At one point was asked if it was a good idea to go on holiday at the same time as the Prime Minister, Boris Johnson.
Raab said: "I wouldn't have gone on holiday with the benefit of hindsight."
SNP MP Stewart McDonald repeatedly asked Raab when he had gone on holiday but the foreign secretary refused to answer the question.
Mr McDonald then asked him whether he had ever considered resigning over the Kabul fiasco.
"No. I was focused on getting on with the Herculean task of getting 17,000 people out and getting the remaining people out," Raab replied.
Labour MP Claudia Webbe said he had been "missing in action" and asked him again if he would resign.
He responded by accusing her of playing party politics and said he was not going anywhere.
The foreign secretary defended his actions and said Britain had managed to evacuate 17,000 people - including 5,000 British citizens - since April, with only "the low hundreds" left behind.
Raab earlier said he would be leaving to "visit the region" later today, but it is not clear if he will visit Pakistan or Turkmenistan, both of which border Afghanistan.
​He also said there had been some "wishful thinking" the Biden administration would change President Trump's policy of withdrawing from Afghanistan.
Labour MP Neil Coyle asked him what had gone "so badly wrong" that the British Embassy had been abandoned so quickly a portrait of the Queen had been left on the wall.
​Raab said he understood the plan was for the portrait to be destroyed, rather than falling into the hands of the Taliban, although it is not clear if that happened.
Mr Coyle said: "Is our Queen and our country less safe now that the Taliban have taken over?"
Raab, in his reply, pointed out that the West had not been subjected to an attack by al-Qaeda - the Taliban's allies - for 20 years.
​Raab was asked by Tory MP Royston Smith how his government would engage with the Taliban.
He replied: "We will not recognise the Taliban. Most like-minded countries will do the same. But we will judge them by how they respond."

Did UK Embassy Send Afghans to Ill-Fated Kabul Airport Gate?

Earlier it was reported British officials had told Afghans to wait at the main Abbey Gate entrance to Kabul Airport only hours before last week's suicide bombing.
The BBC said it had seen emails suggesting the British Embassy told people to "use the Abbey Gate (near) to the Baron Hotel" despite UK and US military and intelligence knowing there was a severe threat from extremists.
One Afghan interpreter told the BBC if he had followed the British Embassy's advice to go to Abbey Gate he would have been dead.
He said: "If I had followed their advice, I would be no more. I said I won't because I don't feel safe as the situation was getting worse. It would be madness to go there and that saved my life. It was our own judgment that saved our lives".
Labour MP Chris Bryant asked Raab about the BBC report during his Foreign Affairs Select Committee meeting.
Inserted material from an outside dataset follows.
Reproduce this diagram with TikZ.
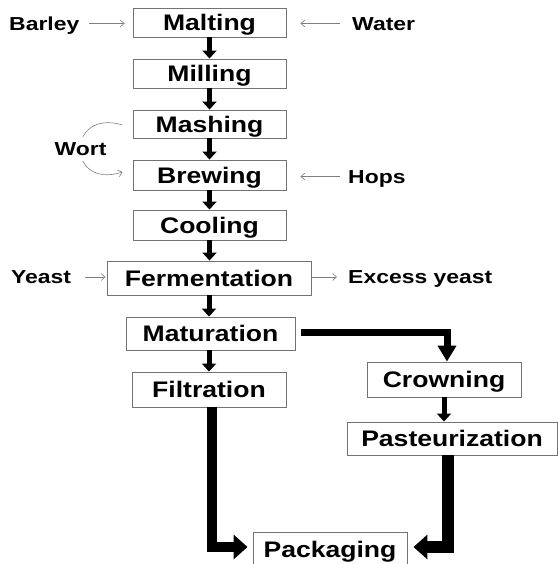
\documentclass[tikz,border=0pt]{standalone}
\usepackage{fontspec}
\setmainfont{Liberation Sans}
\newfontfamily\bxf[FakeStretch=1.18]{Liberation Sans}
\newfontfamily\lbf[FakeStretch=1.22]{Liberation Sans}
\usetikzlibrary{arrows.meta,calc}
\definecolor{boxline}{rgb}{0.45,0.45,0.45}
\definecolor{arrgray}{rgb}{0.5,0.5,0.5}
\tikzset{
  stepbox/.style={draw=boxline, line width=0.9pt, fill=white, inner sep=0pt,
    font=\bxf\bfseries\fontsize{22.5}{24}\selectfont, text height=16.1pt, text depth=0pt},
  lbl/.style={font=\lbf\bfseries\fontsize{18.8}{20}\selectfont, inner sep=0pt,
    text height=13.5pt, text depth=0pt, anchor=west},
  tarrow/.style={draw=arrgray, line width=0.6pt, -{Straight Barb[length=4pt,width=7pt]}},
  sarrow/.style={draw=black, line width=5pt, -{Triangle[length=8pt,width=14pt]}},
  marrow/.style={draw=black, line width=7pt, line join=miter, -{Triangle[length=16pt,width=18pt]}},
  barrow/.style={draw=black, line width=#1, line join=miter, -{Triangle[length=14pt,width=24pt]}},
}
\begin{document}
\begin{tikzpicture}[x=1pt,y=-1pt]
\useasboundingbox (0,0) rectangle (557,564);
% boxes
\node[stepbox, minimum width=153pt, minimum height=29pt] (malt) at (209.5,22.5) {Malting};
\node[stepbox, minimum width=153pt, minimum height=29pt] (mill) at (209.5,73.5) {Milling};
\node[stepbox, minimum width=153pt, minimum height=28pt] (mash) at (209.5,124) {Mashing};
\node[stepbox, minimum width=153pt, minimum height=30pt] (brew) at (209.5,175) {Brewing};
\node[stepbox, minimum width=153pt, minimum height=30pt] (cool) at (209.5,225) {Cooling};
\node[stepbox, minimum width=204pt, minimum height=34pt] (ferm) at (209,278) {Fermentation};
\node[stepbox, minimum width=169pt, minimum height=33pt] (mat) at (210.5,333.5) {Maturation};
\node[stepbox, minimum width=154pt, minimum height=35pt] (filt) at (209,389.5) {Filtration};
\node[stepbox, minimum width=154pt, minimum height=35pt] (crown) at (444,379.5) {Crowning};
\node[stepbox, minimum width=210pt, minimum height=33pt] (past) at (452,438.5) {Pasteurization};
\node[stepbox, minimum width=154pt, minimum height=34pt] (pack) at (330,549) {Packaging};
% side labels
\node[lbl] (barley) at (9,23.5) {Barley};
\node[lbl] (water) at (352,23.5) {Water};
\node[lbl] (hops) at (348,176.5) {Hops};
\node[lbl] (yeast) at (11,277) {Yeast};
\node[lbl] (excess) at (348,277) {Excess yeast};
% thin arrows
\draw[tarrow, shorten <=9pt, shorten >=8pt] (barley.east) -- (barley.east -| malt.west);
\draw[tarrow, shorten <=12pt, shorten >=14pt] (water.west) -- (water.west -| malt.east);
\draw[tarrow, shorten <=8pt, shorten >=14pt] (hops.west) -- (hops.west -| brew.east);
\draw[tarrow, shorten <=14pt, shorten >=1pt] (yeast.east) -- (yeast.east -| ferm.west);
\draw[tarrow, shorten >=11pt] (ferm.east |- excess.west) -- (excess.west);
% wort loop
\coordinate (w1) at ($(mash.west)+(-10,1)$);
\coordinate (w2) at ($(brew.west)+(-10,-3)$);
\draw[tarrow] (w1) .. controls (66,108) and (66,190) .. (w2);
\node[lbl, anchor=center, fill=white, inner xsep=1pt, inner ysep=5pt] (wort) at (80.5,149) {Wort};
% small block arrows
\draw[sarrow] (malt.south) -- (mill.north);
\draw[sarrow] (mill.south) -- (mash.north);
\draw[sarrow] (mash.south) -- (brew.north);
\draw[sarrow] (brew.south) -- (cool.north);
\draw[sarrow] (cool.south) -- (cool.south |- ferm.north);
\draw[sarrow] (ferm.south) -- (ferm.south |- mat.north);
\draw[sarrow] (mat.south -| filt.north) -- (filt.north);
\draw[sarrow] (crown.south) -- (crown.south |- past.north);
% big arrows
\draw[marrow, shorten <=6pt] ([yshift=1.5pt]mat.east) -| ([xshift=3pt]crown.north);
\draw[barrow=10pt, shorten >=5pt] ([xshift=3pt]filt.south) |- ([yshift=2pt]pack.west);
\draw[barrow=12pt, shorten >=6pt] ([xshift=-4pt]past.south) |- ([yshift=2pt]pack.east);
\end{tikzpicture}
\end{document}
Raab replied: "We changed our travel advice just after 10pm on the Wednesday. We stopped asking Afghans to come to the airport and we shifted our civilian team from the Baron Hotel to inside the airport perimeter."
But he said of the reports that some Afghans had been told on Thursday to go to the Abbey Gate: "I need to investigate it."
Also this week, a report on the US website Politico claimed the American forces guarding the airport kept Abbey Gate open longer than they wanted because the British wanted more time to get evacuees out.
*The Taliban is a terrorist group banned in Russia and many other countries.